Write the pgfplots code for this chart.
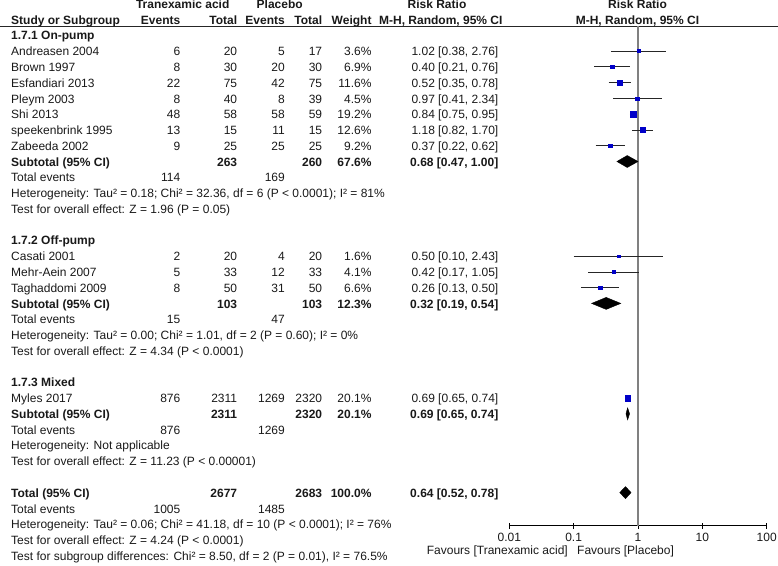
\documentclass[border=0pt]{standalone}
\usepackage{pgfplots}
\pgfplotsset{compat=1.18}
\usepackage{fontspec}
\setmainfont{Liberation Sans}

\definecolor{sqblue}{RGB}{0,0,200}
\definecolor{txt}{RGB}{25,25,25}

% one table row: [font] y, name, events, total, events, total, weight, CI
\newcommand{\entry}[9][]{%
  \node[anchor=mid west] at (11,#2) {#1#3};
  \node[anchor=mid east] at (180.5,#2) {#1#4};
  \node[anchor=mid east] at (237.3,#2) {#1#5};
  \node[anchor=mid east] at (285,#2) {#1#6};
  \node[anchor=mid east] at (322.3,#2) {#1#7};
  \node[anchor=mid east] at (371.7,#2) {#1#8};
  \node[anchor=mid east] at (498.5,#2) {#1#9};
}
\newcommand{\tline}[2]{\node[anchor=mid west] at (11,#1) {#2};}

% one study: est, lo, hi, y, mark size
\newcommand{\study}[5]{%
  \addplot[black!85, line width=0.8pt] coordinates {(#2,#4) (#3,#4)};
  \addplot[only marks, mark=square*, mark size=#5pt, draw=sqblue, fill=sqblue] coordinates {(#1,#4)};
}

\begin{document}
\begin{tikzpicture}[every node/.style={inner sep=0pt, text=txt, font=\fontsize{12}{14}\selectfont}]

\begin{scope}[x=1pt, y=-1pt]
  % header
  \node[anchor=mid] at (182.7,5.76) {\bfseries Tranexamic acid};
  \node[anchor=mid] at (279.7,5.76) {\bfseries Placebo};
  \node[anchor=mid] at (437,5.76) {\bfseries Risk Ratio};
  \node[anchor=mid] at (637.5,5.76) {\bfseries Risk Ratio};
  \entry[\bfseries]{21.53}{Study or Subgroup}{Events}{Total}{Events}{Total}{Weight}{}
  \node[anchor=mid] at (440.8,21.53) {\bfseries M-H, Random, 95\% CI};
  \node[anchor=mid] at (637.5,21.53) {\bfseries M-H, Random, 95\% CI};
  \draw[black!85, line width=0.8pt] (0,26) -- (778,26);

  % 1.7.1
  \tline{37.30}{\bfseries 1.7.1 On-pump}
  \entry{53.07}{Andreasen 2004}{6}{20}{5}{17}{3.6\%}{1.02 [0.38, 2.76]}
  \entry{68.84}{Brown 1997}{8}{30}{20}{30}{6.9\%}{0.40 [0.21, 0.76]}
  \entry{84.61}{Esfandiari 2013}{22}{75}{42}{75}{11.6\%}{0.52 [0.35, 0.78]}
  \entry{100.38}{Pleym 2003}{8}{40}{8}{39}{4.5\%}{0.97 [0.41, 2.34]}
  \entry{116.15}{Shi 2013}{48}{58}{58}{59}{19.2\%}{0.84 [0.75, 0.95]}
  \entry{131.92}{speekenbrink 1995}{13}{15}{11}{15}{12.6\%}{1.18 [0.82, 1.70]}
  \entry{147.69}{Zabeeda 2002}{9}{25}{25}{25}{9.2\%}{0.37 [0.22, 0.62]}
  \entry[\bfseries]{163.46}{Subtotal (95\% CI)}{}{263}{}{260}{67.6\%}{0.68 [0.47, 1.00]}
  \entry{179.23}{Total events}{114}{}{169}{}{}{}
  \tline{195.00}{Heterogeneity: Tau² = 0.18; Chi² = 32.36, df = 6 (P < 0.0001); I² = 81\%}
  \tline{210.77}{Test for overall effect: Z = 1.96 (P = 0.05)}

  % 1.7.2
  \tline{242.31}{\bfseries 1.7.2 Off-pump}
  \entry{258.08}{Casati 2001}{2}{20}{4}{20}{1.6\%}{0.50 [0.10, 2.43]}
  \entry{273.85}{Mehr-Aein 2007}{5}{33}{12}{33}{4.1\%}{0.42 [0.17, 1.05]}
  \entry{289.62}{Taghaddomi 2009}{8}{50}{31}{50}{6.6\%}{0.26 [0.13, 0.50]}
  \entry[\bfseries]{305.39}{Subtotal (95\% CI)}{}{103}{}{103}{12.3\%}{0.32 [0.19, 0.54]}
  \entry{321.16}{Total events}{15}{}{47}{}{}{}
  \tline{336.93}{Heterogeneity: Tau² = 0.00; Chi² = 1.01, df = 2 (P = 0.60); I² = 0\%}
  \tline{352.70}{Test for overall effect: Z = 4.34 (P < 0.0001)}

  % 1.7.3
  \tline{384.24}{\bfseries 1.7.3 Mixed}
  \entry{400.01}{Myles 2017}{876}{2311}{1269}{2320}{20.1\%}{0.69 [0.65, 0.74]}
  \entry[\bfseries]{415.78}{Subtotal (95\% CI)}{}{2311}{}{2320}{20.1\%}{0.69 [0.65, 0.74]}
  \entry{431.55}{Total events}{876}{}{1269}{}{}{}
  \tline{447.32}{Heterogeneity: Not applicable}
  \tline{463.09}{Test for overall effect: Z = 11.23 (P < 0.00001)}

  % total
  \entry[\bfseries]{494.63}{Total (95\% CI)}{}{2677}{}{2683}{100.0\%}{0.64 [0.52, 0.78]}
  \entry{510.40}{Total events}{1005}{}{1485}{}{}{}
  \tline{526.17}{Heterogeneity: Tau² = 0.06; Chi² = 41.18, df = 10 (P < 0.0001); I² = 76\%}
  \tline{541.94}{Test for overall effect: Z = 4.24 (P < 0.0001)}
  \tline{557.71}{Test for subgroup differences: Chi² = 8.50, df = 2 (P = 0.01), I² = 76.5\%}

  \node[anchor=mid east] at (568,551.7) {Favours [Tranexamic acid]};
  \node[anchor=mid west] at (577,551.7) {Favours [Placebo]};
\end{scope}

\begin{axis}[
    at={(509.3pt,-525.7pt)}, anchor=south west,
    scale only axis, width=257.4pt, height=525.7pt,
    xmode=log, xmin=0.01, xmax=100, ymin=-525.7, ymax=0,
    axis x line*=bottom, hide y axis,
    x axis line style={black, line width=0.8pt, -},
    xtick={0.01,0.1,1,10,100}, xticklabels={0.01,0.1,1,10,100},
    xminorticks=false, tick align=center, major tick length=6pt,
    every tick/.style={black, line width=0.8pt},
    xticklabel style={anchor=mid, yshift=-10.5pt},
    clip=false,
]
% line of no effect
\addplot[gray, line width=1.5pt] coordinates {(1,-26) (1,-525.7)};

% 1.7.1 On-pump
\study{1.02}{0.38}{2.76}{-51.0}{1.49}
\study{0.40}{0.21}{0.76}{-66.8}{1.75}
\study{0.52}{0.35}{0.78}{-82.6}{2.13}
\study{0.97}{0.41}{2.34}{-98.4}{1.56}
\study{0.84}{0.75}{0.95}{-114.2}{2.74}
\study{1.18}{0.82}{1.70}{-129.9}{2.21}
\study{0.37}{0.22}{0.62}{-145.7}{1.94}
\addplot[fill=black, draw=black] coordinates {(0.47,-161.5) (0.68,-155.5) (1.00,-161.5) (0.68,-167.5)} -- cycle;

% 1.7.2 Off-pump
\study{0.50}{0.10}{2.43}{-256.1}{1.33}
\study{0.42}{0.17}{1.05}{-271.9}{1.53}
\study{0.26}{0.13}{0.50}{-287.6}{1.73}
\addplot[fill=black, draw=black] coordinates {(0.19,-303.4) (0.32,-297.4) (0.54,-303.4) (0.32,-309.4)} -- cycle;

% 1.7.3 Mixed
\study{0.69}{0.65}{0.74}{-398.0}{2.81}
\addplot[fill=black, draw=black] coordinates {(0.65,-413.8) (0.69,-407.8) (0.74,-413.8) (0.69,-419.8)} -- cycle;

% overall
\addplot[fill=black, draw=black] coordinates {(0.52,-492.6) (0.64,-486.6) (0.78,-492.6) (0.64,-498.6)} -- cycle;
\end{axis}

\pgfresetboundingbox
\path[use as bounding box] (0pt,0pt) rectangle (778pt,-565pt);
\end{tikzpicture}
\end{document}
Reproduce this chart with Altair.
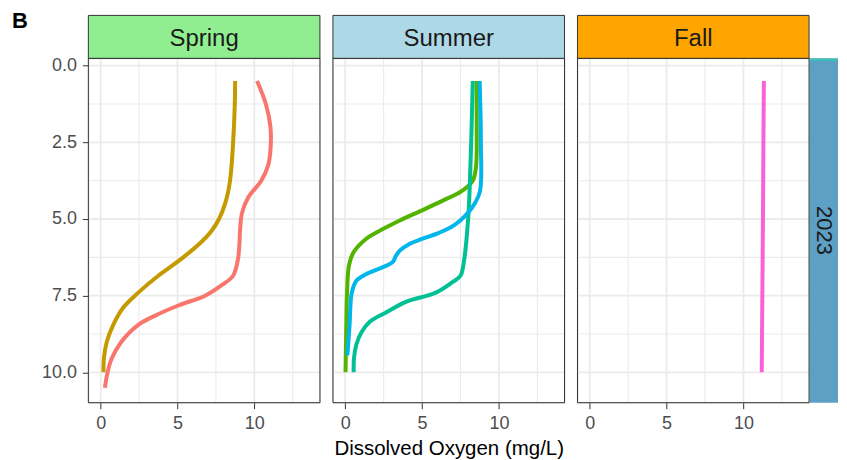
import altair as alt
import pandas as pd

# ---------------- data ----------------
seasons = ["Spring", "Summer", "Fall"]
year_label = "2023"
x_title = "Dissolved Oxygen (mg/L)"
x_ticks = [0, 5, 10]
y_ticks = [0.0, 2.5, 5.0, 7.5, 10.0]
x_minor = [2.5, 7.5, 12.5]
y_minor = [1.25, 3.75, 6.25, 8.75]

spring_a_depth = [0.5, 1.25, 2.5, 3.75, 4.5, 5.0, 5.4, 5.75, 6.3, 6.85, 7.4, 7.9, 8.45, 9.0, 9.5, 10.0]
spring_a_do = [8.75, 8.73, 8.62, 8.42, 8.1, 7.7, 7.2, 6.55, 5.25, 3.75, 2.45, 1.45, 0.82, 0.40, 0.22, 0.18]

spring_b_depth = [0.5, 1.25, 2.0, 2.75, 3.25, 3.75, 4.3, 4.8, 5.3, 5.8, 6.3, 6.85, 7.15, 7.5, 7.82, 8.15, 8.45, 9.0, 9.55, 10.0, 10.5]
spring_b_do = [10.18, 10.75, 11.05, 11.05, 10.9, 10.45, 9.6, 9.2, 9.08, 9.03, 8.94, 8.62, 7.9, 6.8, 5.05, 3.55, 2.45, 1.35, 0.72, 0.45, 0.28]

summer_a_depth = [0.5, 2.0, 3.0, 3.35, 3.75, 4.1, 4.4, 4.75, 5.05, 5.45, 5.65, 6.08, 6.5, 7.4, 8.5, 10.0]
summer_a_do = [8.55, 8.56, 8.55, 8.5, 8.3, 7.55, 6.35, 4.85, 3.55, 2.0, 1.35, 0.55, 0.25, 0.12, 0.07, 0.02]

summer_b_depth = [0.5, 2.5, 4.0, 5.0, 6.3, 6.85, 7.05, 7.4, 7.7, 8.05, 8.35, 8.7, 9.1, 9.55, 10.0]
summer_b_do = [8.3, 8.2, 8.1, 8.0, 7.75, 7.5, 7.0, 5.9, 3.95, 2.65, 1.6, 1.05, 0.72, 0.57, 0.55]

summer_c_depth = [0.5, 2.5, 4.1, 4.5, 4.85, 5.2, 5.45, 5.65, 5.82, 6.03, 6.2, 6.4, 6.57, 6.8, 7.0, 7.4, 8.5, 9.45]
summer_c_do = [8.75, 8.83, 8.77, 8.42, 7.9, 7.1, 6.1, 5.0, 4.15, 3.55, 3.3, 3.1, 2.45, 1.35, 0.75, 0.43, 0.28, 0.14]

fall_a_depth = [0.5, 2.5, 5.0, 7.5, 10.0]
fall_a_do = [11.33, 11.3, 11.27, 11.23, 11.19]

series_defs = [
    ("Spring", "Spring A", spring_a_depth, spring_a_do),
    ("Spring", "Spring B", spring_b_depth, spring_b_do),
    ("Summer", "Summer A", summer_a_depth, summer_a_do),
    ("Summer", "Summer B", summer_b_depth, summer_b_do),
    ("Summer", "Summer C", summer_c_depth, summer_c_do),
    ("Fall", "Fall A", fall_a_depth, fall_a_do),
]

# ---------------- styles ----------------
series_colors = {
    "Spring A": "#C49A00", "Spring B": "#F8766D",
    "Summer A": "#53B400", "Summer B": "#00C094", "Summer C": "#00B6EB",
    "Fall A": "#FB61D7",
}
strip_fill = {"Spring": "#90EE90", "Summer": "#ADD8E6", "Fall": "#FFA500"}
year_fill = "#5E9FC6"
FONT = "Liberation Sans"
W, H = 232, 345
STRIP_H = 43
X_DOMAIN = [-0.8, 14.27]
Y_DOMAIN = [-0.24, 10.99]

rows = []
for season, name, dep, dov in series_defs:
    for i, (d, v) in enumerate(zip(dep, dov)):
        rows.append({"season": season, "series": name, "depth": d, "do": v, "idx": i})
df = pd.DataFrame(rows)

color_scale = alt.Scale(domain=list(series_colors.keys()), range=list(series_colors.values()))
xs = alt.Scale(domain=X_DOMAIN, nice=False, zero=False)
ys = alt.Scale(domain=Y_DOMAIN, nice=False, zero=False, reverse=True)


def panel(season, first=False, middle=False, last=False):
    d = df[df["season"] == season]
    x_axis = alt.Axis(values=x_ticks, grid=False, domain=False, tickSize=6, tickColor="#333333",
                      labelFontSize=18, labelColor="#4D4D4D", labelPadding=6, labelOverlap=False,
                      labelFont=FONT, titleFont=FONT, titleFontSize=20.5, titleFontWeight="normal",
                      titleColor="#000000", titlePadding=5.5,
                      title=x_title if middle else "")
    if first:
        y_axis = alt.Axis(values=y_ticks, format=".1f", grid=False, domain=False, tickSize=6,
                          tickColor="#333333", labelFontSize=18, labelColor="#4D4D4D",
                          labelPadding=6, labelOverlap=False, labelFont=FONT, title="")
    else:
        y_axis = None

    gx_minor = alt.Chart(pd.DataFrame({"v": x_minor})).mark_rule(color="#EBEBEB", strokeWidth=1.1).encode(
        x=alt.X("v:Q", scale=xs, axis=x_axis))
    gy_minor = alt.Chart(pd.DataFrame({"v": y_minor})).mark_rule(color="#EBEBEB", strokeWidth=1.1).encode(
        y=alt.Y("v:Q", scale=ys, axis=y_axis))
    gx_major = alt.Chart(pd.DataFrame({"v": x_ticks})).mark_rule(color="#EBEBEB", strokeWidth=1.8).encode(
        x=alt.X("v:Q", scale=xs, axis=x_axis))
    gy_major = alt.Chart(pd.DataFrame({"v": y_ticks})).mark_rule(color="#EBEBEB", strokeWidth=1.8).encode(
        y=alt.Y("v:Q", scale=ys, axis=y_axis))

    lines = alt.Chart(d).mark_line(strokeWidth=4, interpolate="catmull-rom", strokeCap="butt").encode(
        x=alt.X("do:Q", scale=xs, axis=x_axis),
        y=alt.Y("depth:Q", scale=ys, axis=y_axis),
        color=alt.Color("series:N", scale=color_scale, legend=None),
        detail="series:N",
        order=alt.Order("idx:Q"),
    )

    lab = pd.DataFrame({"label": [season]})
    border = alt.Chart(lab).mark_rect(fill="transparent", stroke="#333333", strokeWidth=1).encode(
        x=alt.value(0), x2=alt.value(W), y=alt.value(0), y2=alt.value(H))
    strip_rect = alt.Chart(lab).mark_rect(fill=strip_fill[season], stroke="#333333", strokeWidth=1).encode(
        x=alt.value(0), x2=alt.value(W), y=alt.value(-STRIP_H), y2=alt.value(0))
    strip_text = alt.Chart(lab).mark_text(fontSize=24, font=FONT, color="#1A1A1A", align="center",
                                          baseline="alphabetic").encode(
        x=alt.value(W / 2), y=alt.value(-12.5), text="label:N")

    layers = [gx_minor, gy_minor, gx_major, gy_major, lines]

    if first:
        b = alt.Chart(pd.DataFrame({"t": ["B"]})).mark_text(fontSize=22, fontWeight="bold", font=FONT,
                                                            color="#000000", align="left",
                                                            baseline="alphabetic").encode(
            x=alt.value(-76.5), y=alt.value(-30), text="t:N")
        layers.append(b)
    if last:
        yl = pd.DataFrame({"label": [year_label]})
        yr = alt.Chart(yl).mark_rect(fill=year_fill).encode(
            x=alt.value(W + 0.5), x2=alt.value(W + 29), y=alt.value(0), y2=alt.value(H))
        yline = alt.Chart(yl).mark_rule(color="#35C7B0", strokeWidth=2).encode(
            x=alt.value(W + 1), x2=alt.value(W + 28), y=alt.value(1.5))
        ytext = alt.Chart(yl).mark_text(fontSize=22, font=FONT, color="#1A1A1A", angle=90,
                                        align="center", baseline="middle").encode(
            x=alt.value(W + 15), y=alt.value(H / 2), text="label:N")
        layers += [yr, yline, ytext]

    layers += [border, strip_rect, strip_text]
    return alt.layer(*layers).properties(width=W, height=H)


chart = alt.hconcat(
    panel("Spring", first=True),
    panel("Summer", middle=True),
    panel("Fall", last=True),
    spacing=13,
    bounds="flush",
).properties(
    padding={"left": 3.5, "top": 1, "right": 0, "bottom": 0}
).configure_view(
    stroke=None
).configure(font=FONT)

chart.save("out.html", embed_options={"renderer": "svg", "actions": False})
==========
Problem statement> Each line from the top of the material through the line containing "(0,26) -- (778,26);" should be reproduced exactly; please drop any images.

Completed exercise>
Write the pgfplots code for this chart.
\documentclass[border=0pt]{standalone}
\usepackage{pgfplots}
\pgfplotsset{compat=1.18}
\usepackage{fontspec}
\setmainfont{Liberation Sans}

\definecolor{sqblue}{RGB}{0,0,200}
\definecolor{txt}{RGB}{25,25,25}

% one table row: [font] y, name, events, total, events, total, weight, CI
\newcommand{\entry}[9][]{%
  \node[anchor=mid west] at (11,#2) {#1#3};
  \node[anchor=mid east] at (180.5,#2) {#1#4};
  \node[anchor=mid east] at (237.3,#2) {#1#5};
  \node[anchor=mid east] at (285,#2) {#1#6};
  \node[anchor=mid east] at (322.3,#2) {#1#7};
  \node[anchor=mid east] at (371.7,#2) {#1#8};
  \node[anchor=mid east] at (498.5,#2) {#1#9};
}
\newcommand{\tline}[2]{\node[anchor=mid west] at (11,#1) {#2};}

% one study: est, lo, hi, y, mark size
\newcommand{\study}[5]{%
  \addplot[black!85, line width=0.8pt] coordinates {(#2,#4) (#3,#4)};
  \addplot[only marks, mark=square*, mark size=#5pt, draw=sqblue, fill=sqblue] coordinates {(#1,#4)};
}

\begin{document}
\begin{tikzpicture}[every node/.style={inner sep=0pt, text=txt, font=\fontsize{12}{14}\selectfont}]

\begin{scope}[x=1pt, y=-1pt]
  % header
  \node[anchor=mid] at (182.7,5.76) {\bfseries Tranexamic acid};
  \node[anchor=mid] at (279.7,5.76) {\bfseries Placebo};
  \node[anchor=mid] at (437,5.76) {\bfseries Risk Ratio};
  \node[anchor=mid] at (637.5,5.76) {\bfseries Risk Ratio};
  \entry[\bfseries]{21.53}{Study or Subgroup}{Events}{Total}{Events}{Total}{Weight}{}
  \node[anchor=mid] at (440.8,21.53) {\bfseries M-H, Random, 95\% CI};
  \node[anchor=mid] at (637.5,21.53) {\bfseries M-H, Random, 95\% CI};
  \draw[black!85, line width=0.8pt] (0,26) -- (778,26);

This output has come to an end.